• INPUT RECORDS:
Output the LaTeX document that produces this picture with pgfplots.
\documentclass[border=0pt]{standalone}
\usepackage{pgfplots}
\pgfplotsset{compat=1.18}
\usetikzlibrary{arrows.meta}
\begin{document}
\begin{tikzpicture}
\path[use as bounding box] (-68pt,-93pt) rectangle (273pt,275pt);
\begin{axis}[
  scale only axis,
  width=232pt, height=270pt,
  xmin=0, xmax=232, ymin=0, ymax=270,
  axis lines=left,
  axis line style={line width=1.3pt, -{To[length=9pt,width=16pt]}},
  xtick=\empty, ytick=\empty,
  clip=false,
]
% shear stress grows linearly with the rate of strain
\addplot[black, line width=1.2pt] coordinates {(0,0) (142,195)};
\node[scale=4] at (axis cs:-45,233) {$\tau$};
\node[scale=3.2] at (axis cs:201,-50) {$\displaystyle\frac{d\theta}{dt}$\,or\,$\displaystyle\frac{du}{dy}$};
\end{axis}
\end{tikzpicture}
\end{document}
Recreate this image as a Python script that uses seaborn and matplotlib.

==

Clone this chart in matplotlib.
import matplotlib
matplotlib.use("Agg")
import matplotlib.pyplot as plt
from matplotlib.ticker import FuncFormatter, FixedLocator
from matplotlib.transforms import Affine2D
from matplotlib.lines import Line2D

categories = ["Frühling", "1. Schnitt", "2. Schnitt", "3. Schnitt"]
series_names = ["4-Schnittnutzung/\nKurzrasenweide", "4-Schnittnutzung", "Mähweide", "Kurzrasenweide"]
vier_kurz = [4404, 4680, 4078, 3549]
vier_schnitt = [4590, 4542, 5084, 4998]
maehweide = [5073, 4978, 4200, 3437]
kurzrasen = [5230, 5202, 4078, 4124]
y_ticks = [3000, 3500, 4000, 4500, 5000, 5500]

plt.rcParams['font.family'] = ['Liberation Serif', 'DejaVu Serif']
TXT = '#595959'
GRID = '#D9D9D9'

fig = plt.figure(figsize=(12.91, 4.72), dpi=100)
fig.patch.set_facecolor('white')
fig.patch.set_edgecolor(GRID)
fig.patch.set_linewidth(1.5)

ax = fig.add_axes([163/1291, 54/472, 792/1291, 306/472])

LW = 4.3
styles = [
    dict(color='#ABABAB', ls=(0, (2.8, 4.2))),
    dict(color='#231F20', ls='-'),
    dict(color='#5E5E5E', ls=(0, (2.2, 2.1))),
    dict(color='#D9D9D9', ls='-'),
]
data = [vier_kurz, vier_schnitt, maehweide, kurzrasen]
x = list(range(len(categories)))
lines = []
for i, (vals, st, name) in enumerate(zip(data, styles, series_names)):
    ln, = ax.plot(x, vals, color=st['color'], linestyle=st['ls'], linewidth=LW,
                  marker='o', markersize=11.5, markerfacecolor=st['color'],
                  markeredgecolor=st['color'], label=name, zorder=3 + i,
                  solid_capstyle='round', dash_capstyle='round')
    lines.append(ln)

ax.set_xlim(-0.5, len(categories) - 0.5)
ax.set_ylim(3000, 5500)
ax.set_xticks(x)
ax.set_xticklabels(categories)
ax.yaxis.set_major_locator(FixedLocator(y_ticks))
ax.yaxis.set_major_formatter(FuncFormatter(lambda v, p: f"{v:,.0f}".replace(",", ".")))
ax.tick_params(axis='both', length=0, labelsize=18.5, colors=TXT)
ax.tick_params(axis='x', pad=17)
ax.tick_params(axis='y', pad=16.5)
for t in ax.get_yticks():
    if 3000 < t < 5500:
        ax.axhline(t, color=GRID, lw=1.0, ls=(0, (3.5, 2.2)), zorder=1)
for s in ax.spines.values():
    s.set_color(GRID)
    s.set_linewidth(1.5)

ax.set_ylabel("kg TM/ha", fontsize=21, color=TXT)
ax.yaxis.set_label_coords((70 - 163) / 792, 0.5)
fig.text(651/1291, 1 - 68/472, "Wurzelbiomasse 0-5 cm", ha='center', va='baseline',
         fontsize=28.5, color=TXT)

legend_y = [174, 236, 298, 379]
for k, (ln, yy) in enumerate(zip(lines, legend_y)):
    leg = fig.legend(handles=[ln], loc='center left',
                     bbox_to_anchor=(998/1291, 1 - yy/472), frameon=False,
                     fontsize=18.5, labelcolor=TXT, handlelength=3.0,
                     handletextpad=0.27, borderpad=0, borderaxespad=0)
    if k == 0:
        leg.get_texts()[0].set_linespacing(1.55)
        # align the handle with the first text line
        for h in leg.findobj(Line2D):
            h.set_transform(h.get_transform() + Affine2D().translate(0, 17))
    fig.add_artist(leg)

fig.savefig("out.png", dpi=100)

• STATED TASK:
Within the listing above, give again exactly every line from the line with "Output the LaTeX" through the line with "Recreate this image", both included, and no other line.

• COMPLETED EXERCISE:
Output the LaTeX document that produces this picture with pgfplots.
\documentclass[border=0pt]{standalone}
\usepackage{pgfplots}
\pgfplotsset{compat=1.18}
\usetikzlibrary{arrows.meta}
\begin{document}
\begin{tikzpicture}
\path[use as bounding box] (-68pt,-93pt) rectangle (273pt,275pt);
\begin{axis}[
  scale only axis,
  width=232pt, height=270pt,
  xmin=0, xmax=232, ymin=0, ymax=270,
  axis lines=left,
  axis line style={line width=1.3pt, -{To[length=9pt,width=16pt]}},
  xtick=\empty, ytick=\empty,
  clip=false,
]
% shear stress grows linearly with the rate of strain
\addplot[black, line width=1.2pt] coordinates {(0,0) (142,195)};
\node[scale=4] at (axis cs:-45,233) {$\tau$};
\node[scale=3.2] at (axis cs:201,-50) {$\displaystyle\frac{d\theta}{dt}$\,or\,$\displaystyle\frac{du}{dy}$};
\end{axis}
\end{tikzpicture}
\end{document}
Recreate this image as a Python script that uses seaborn and matplotlib.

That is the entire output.